> Given material
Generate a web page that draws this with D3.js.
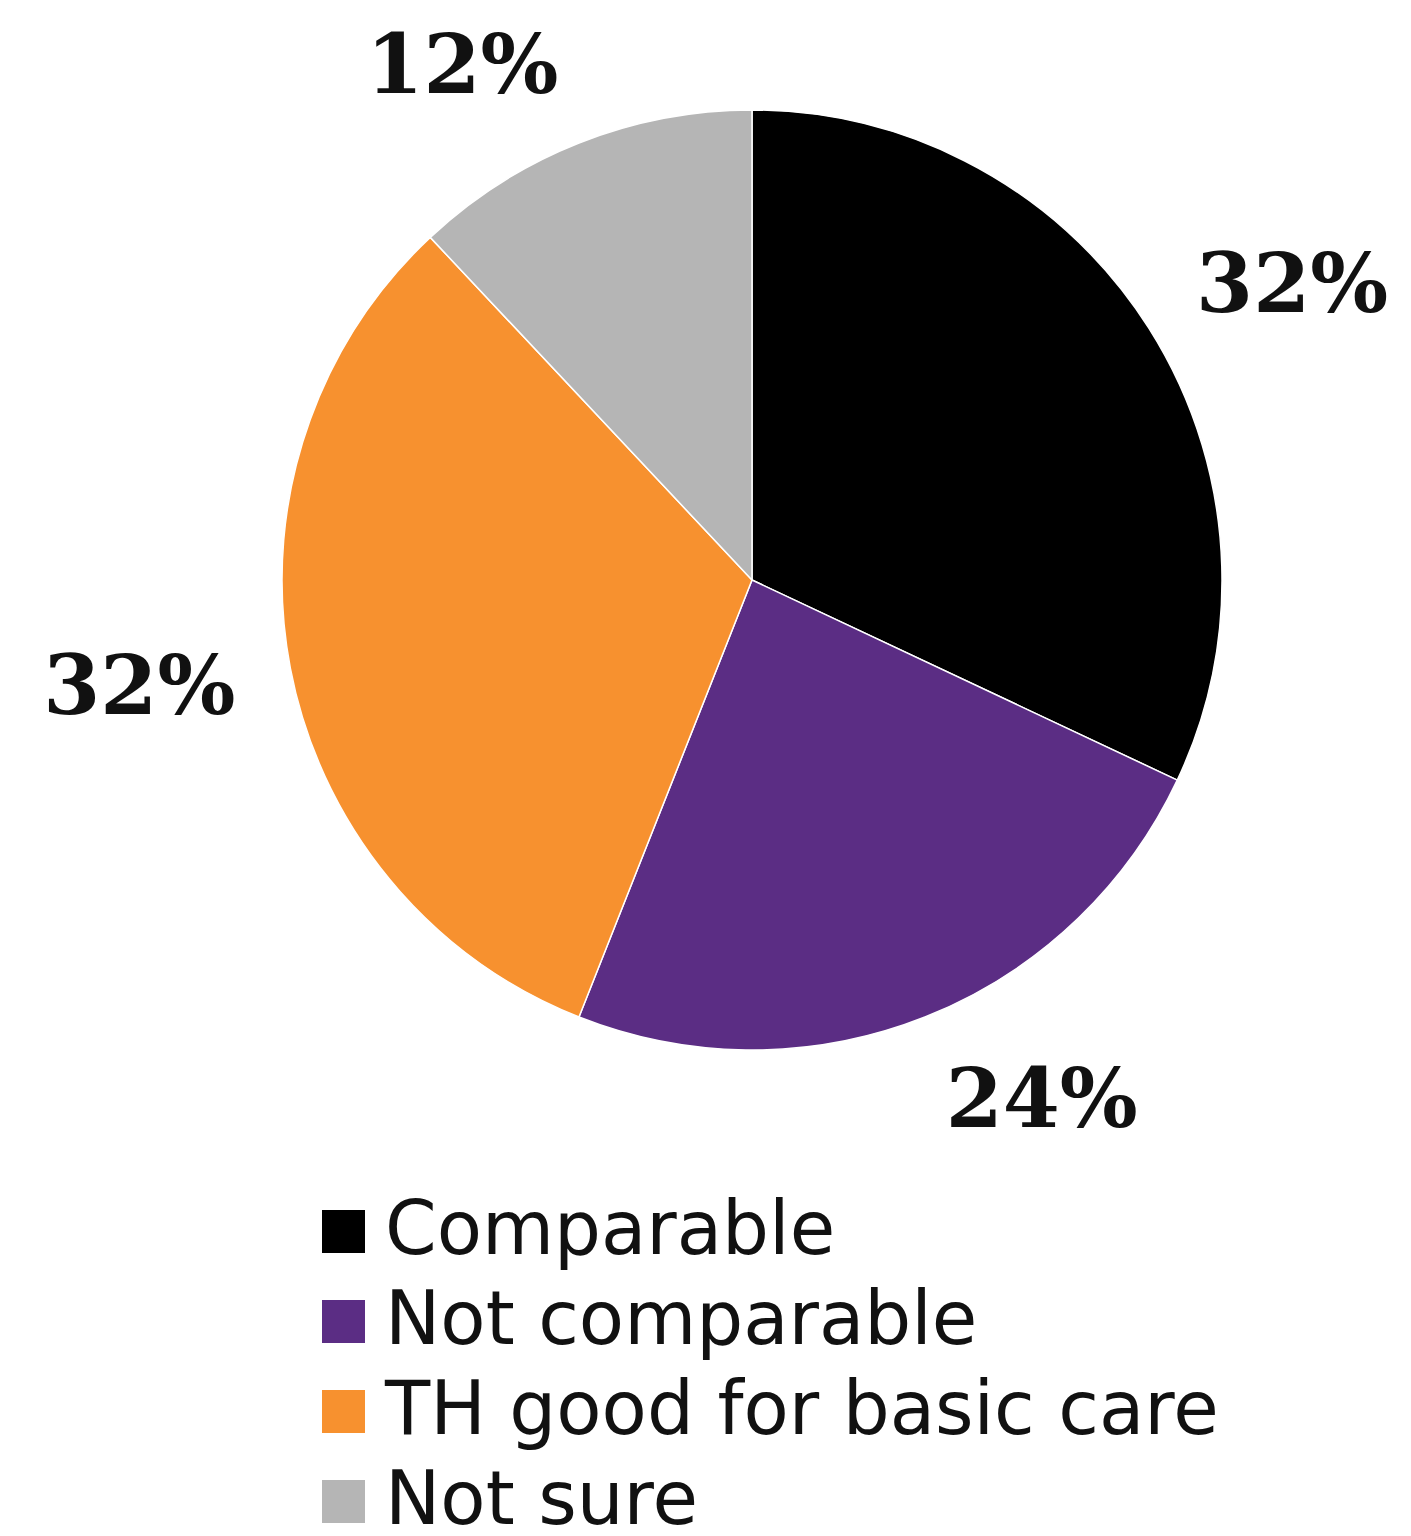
<!DOCTYPE html>
<html>
<head>
<meta charset="utf-8">
<script src="https://cdn.jsdelivr.net/npm/d3@7"></script>
<style>
  html, body { margin: 0; padding: 0; background: #fff; }
  svg { display: block; }
</style>
</head>
<body>
<svg id="chart" width="1411" height="1536"></svg>
<script>
// Survey answers and their shares (%)
const categories = ["Comparable", "Not comparable", "TH good for basic care", "Not sure"];
const values = [32, 24, 32, 12];
const colors = ["#000000", "#5b2d84", "#f7912f", "#b5b5b5"];

const width = 1411, height = 1536;
const cx = 752, cy = 580, R = 470;

const svg = d3.select("#chart");
const data = categories.map((c, i) => ({ name: c, value: values[i], color: colors[i] }));

const pie = d3.pie().value(d => d.value).sort(null);
const arcs = pie(data);
const arc = d3.arc().innerRadius(0).outerRadius(R);

const g = svg.append("g").attr("transform", `translate(${cx},${cy})`);

g.selectAll("path.slice")
  .data(arcs)
  .join("path")
  .attr("class", "slice")
  .attr("d", arc)
  .attr("fill", d => d.data.color)
  .attr("stroke", "#ffffff")
  .attr("stroke-width", 1.5)
  .attr("stroke-linejoin", "round");

// Percentage labels placed just outside each slice, along its mid-angle
const labelR = 526;
const labelH = 60;
g.selectAll("text.pct")
  .data(arcs)
  .join("text")
  .attr("class", "pct")
  .each(function(d) {
    const a = (d.startAngle + d.endAngle) / 2;
    const s = Math.sin(a), c = Math.cos(a);
    const ax = s * labelR, ay = -c * labelR;
    const yc = ay - c * labelH / 2;
    d3.select(this)
      .attr("x", ax)
      .attr("y", yc + labelH / 2)
      .attr("text-anchor", s >= 0 ? "start" : "end");
  })
  .attr("font-family", "'DejaVu Serif', 'Liberation Serif', serif")
  .attr("font-weight", "bold")
  .attr("font-size", 82)
  .attr("fill", "#111")
  .text(d => d.data.value + "%");

// Legend
const legend = svg.append("g").attr("transform", "translate(322,1210)");
const rowH = 90;
const item = legend.selectAll("g.item")
  .data(data)
  .join("g")
  .attr("class", "item")
  .attr("transform", (d, i) => `translate(0,${i * rowH})`);

item.append("rect")
  .attr("x", 0).attr("y", 0)
  .attr("width", 43).attr("height", 43)
  .attr("fill", d => d.color);

item.append("text")
  .attr("x", 63)
  .attr("y", 44)
  .attr("font-family", "'DejaVu Sans', Verdana, sans-serif")
  .attr("font-size", 74)
  .attr("fill", "#111")
  .text(d => d.name);
</script>
</body>
</html>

> What to do
Transcribe the listing in full and omit the pictures.

> Full response
Generate a web page that draws this with D3.js.
<!DOCTYPE html>
<html>
<head>
<meta charset="utf-8">
<script src="https://cdn.jsdelivr.net/npm/d3@7"></script>
<style>
  html, body { margin: 0; padding: 0; background: #fff; }
  svg { display: block; }
</style>
</head>
<body>
<svg id="chart" width="1411" height="1536"></svg>
<script>
// Survey answers and their shares (%)
const categories = ["Comparable", "Not comparable", "TH good for basic care", "Not sure"];
const values = [32, 24, 32, 12];
const colors = ["#000000", "#5b2d84", "#f7912f", "#b5b5b5"];

const width = 1411, height = 1536;
const cx = 752, cy = 580, R = 470;

const svg = d3.select("#chart");
const data = categories.map((c, i) => ({ name: c, value: values[i], color: colors[i] }));

const pie = d3.pie().value(d => d.value).sort(null);
const arcs = pie(data);
const arc = d3.arc().innerRadius(0).outerRadius(R);

const g = svg.append("g").attr("transform", `translate(${cx},${cy})`);

g.selectAll("path.slice")
  .data(arcs)
  .join("path")
  .attr("class", "slice")
  .attr("d", arc)
  .attr("fill", d => d.data.color)
  .attr("stroke", "#ffffff")
  .attr("stroke-width", 1.5)
  .attr("stroke-linejoin", "round");

// Percentage labels placed just outside each slice, along its mid-angle
const labelR = 526;
const labelH = 60;
g.selectAll("text.pct")
  .data(arcs)
  .join("text")
  .attr("class", "pct")
  .each(function(d) {
    const a = (d.startAngle + d.endAngle) / 2;
    const s = Math.sin(a), c = Math.cos(a);
    const ax = s * labelR, ay = -c * labelR;
    const yc = ay - c * labelH / 2;
    d3.select(this)
      .attr("x", ax)
      .attr("y", yc + labelH / 2)
      .attr("text-anchor", s >= 0 ? "start" : "end");
  })
  .attr("font-family", "'DejaVu Serif', 'Liberation Serif', serif")
  .attr("font-weight", "bold")
  .attr("font-size", 82)
  .attr("fill", "#111")
  .text(d => d.data.value + "%");

// Legend
const legend = svg.append("g").attr("transform", "translate(322,1210)");
const rowH = 90;
const item = legend.selectAll("g.item")
  .data(data)
  .join("g")
  .attr("class", "item")
  .attr("transform", (d, i) => `translate(0,${i * rowH})`);

item.append("rect")
  .attr("x", 0).attr("y", 0)
  .attr("width", 43).attr("height", 43)
  .attr("fill", d => d.color);

item.append("text")
  .attr("x", 63)
  .attr("y", 44)
  .attr("font-family", "'DejaVu Sans', Verdana, sans-serif")
  .attr("font-size", 74)
  .attr("fill", "#111")
  .text(d => d.name);
</script>
</body>
</html>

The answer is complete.